"""

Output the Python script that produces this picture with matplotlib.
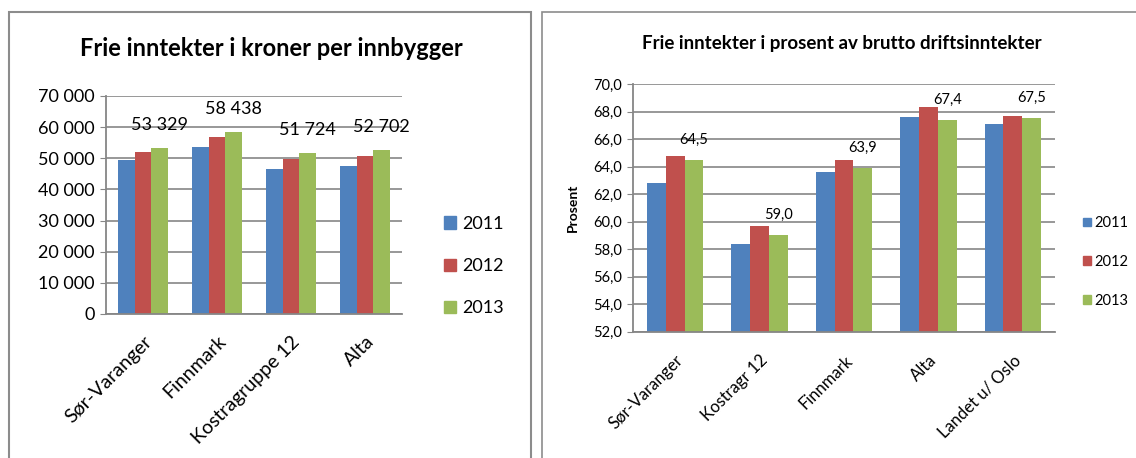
import numpy as np
import matplotlib
matplotlib.use('Agg')
import matplotlib.pyplot as plt
from matplotlib.patches import Rectangle, Patch
from matplotlib.ticker import FuncFormatter

plt.rcParams['font.family'] = ['Lato', 'DejaVu Sans']

years = ['2011', '2012', '2013']
colors = ['#4F81BD', '#C0504D', '#9BBB59']

# kroner per innbygger
kr_cats = ['Sør-Varanger', 'Finnmark', 'Kostragruppe 12', 'Alta']
kr_2011 = [49400, 53600, 46700, 47500]
kr_2012 = [52000, 56800, 49800, 50600]
kr_2013 = [53329, 58438, 51724, 52702]

# prosent av brutto driftsinntekter
pct_cats = ['Sør-Varanger', 'Kostragr 12', 'Finnmark', 'Alta', 'Landet u/ Oslo']
pct_2011 = [62.8, 58.4, 63.6, 67.6, 67.1]
pct_2012 = [64.8, 59.7, 64.5, 68.3, 67.7]
pct_2013 = [64.5, 59.0, 63.9, 67.4, 67.5]

GRID = '#868686'


def draw(ax, cats, series, fs, xfs, xpad, label_fmt, label_off):
    x = np.arange(len(cats))
    w = 2 / 9
    for i, vals in enumerate(series):
        ax.bar(x + (i - 1) * w, vals, w, color=colors[i], label=years[i], zorder=2)
    for xi, v in zip(x, series[2]):
        ax.annotate(label_fmt(v), (xi + w, v), xytext=(0, label_off),
                    textcoords='offset points', ha='center', va='center',
                    fontsize=fs, zorder=3)
    ax.set_xlim(-0.5, len(cats) - 0.5)
    ax.set_xticks(x)
    ax.set_xticklabels(cats, rotation=45, ha='right', va='top',
                       rotation_mode='anchor', fontsize=xfs)
    ax.tick_params(axis='x', length=0, pad=xpad)
    ax.tick_params(axis='y', length=4, color=GRID, labelsize=fs, pad=4)
    ax.yaxis.grid(True, color=GRID, lw=1.2)
    ax.set_axisbelow(True)
    for s in ['top', 'right']:
        ax.spines[s].set_visible(False)
    for s in ['left', 'bottom']:
        ax.spines[s].set_color(GRID)
        ax.spines[s].set_linewidth(1.3)


fig = plt.figure(figsize=(11.36, 4.58), dpi=100)

# panel frames
fig.add_artist(Rectangle((9 / 1136, -0.1), 522 / 1136, 1.1 - 12 / 458,
                         transform=fig.transFigure, fill=False, ec='#8c8c8c', lw=1.5))
fig.add_artist(Rectangle((542 / 1136, -0.1), 0.6, 1.1 - 12 / 458,
                         transform=fig.transFigure, fill=False, ec='#8c8c8c', lw=1.2))

# left chart
ax1 = fig.add_axes([106 / 1136, 1 - 314 / 458, 296 / 1136, 218 / 458])
draw(ax1, kr_cats, [kr_2011, kr_2012, kr_2013], 13, 14, 13.5,
     lambda v: f'{v:,}'.replace(',', ' '), 16.5)
ax1.set_ylim(0, 70000)
ax1.set_yticks(range(0, 70001, 10000))
ax1.yaxis.set_major_formatter(FuncFormatter(lambda v, p: f'{int(v):,}'.replace(',', ' ')))
fig.text(271 / 1136, 1 - 48 / 458, 'Frie inntekter i kroner per innbygger',
         ha='center', va='center', fontsize=17, fontweight='bold')
h1 = [Patch(color=c) for c in colors]
fig.legend(h1, years, loc='center left', bbox_to_anchor=(444 / 1136, 1 - 266 / 458),
           frameon=False, fontsize=13, borderpad=0, borderaxespad=0,
           handlelength=0.67, handleheight=0.67, handletextpad=0.35, labelspacing=1.45)

# right chart
ax2 = fig.add_axes([633 / 1136, 1 - 331.5 / 458, 422 / 1136, 247.5 / 458])
draw(ax2, pct_cats, [pct_2011, pct_2012, pct_2013], 10.5, 12, 15,
     lambda v: f'{v:.1f}'.replace('.', ','), 14.4)
ax2.set_ylim(52, 70)
ax2.set_yticks(np.arange(52, 70.1, 2))
ax2.yaxis.set_major_formatter(FuncFormatter(lambda v, p: f'{v:.1f}'.replace('.', ',')))
ax2.set_ylabel('Prosent', fontsize=10, fontweight='bold')
ax2.yaxis.set_label_coords(-0.128, 0.5)
fig.text(842 / 1136, 1 - 44 / 458, 'Frie inntekter i prosent av brutto driftsinntekter',
         ha='center', va='center', fontsize=13.5, fontweight='bold')
h2 = [Patch(color=c) for c in colors]
fig.legend(h2, years, loc='center left', bbox_to_anchor=(1083 / 1136, 1 - 262 / 458),
           frameon=False, fontsize=10.5, borderpad=0, borderaxespad=0,
           handlelength=0.55, handleheight=0.55, handletextpad=0.2, labelspacing=1.7)

fig.savefig('out.png', dpi=100)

"""

→ **Aim of the exercise**: Transcribe exactly, with no pictures, the lines running from the first line of the material through the line holding "colors = ['#4F81BD', '#C0504D', '#9BBB59']".

→ **Completed task**:
Output the Python script that produces this picture with matplotlib.
import numpy as np
import matplotlib
matplotlib.use('Agg')
import matplotlib.pyplot as plt
from matplotlib.patches import Rectangle, Patch
from matplotlib.ticker import FuncFormatter

plt.rcParams['font.family'] = ['Lato', 'DejaVu Sans']

years = ['2011', '2012', '2013']
colors = ['#4F81BD', '#C0504D', '#9BBB59']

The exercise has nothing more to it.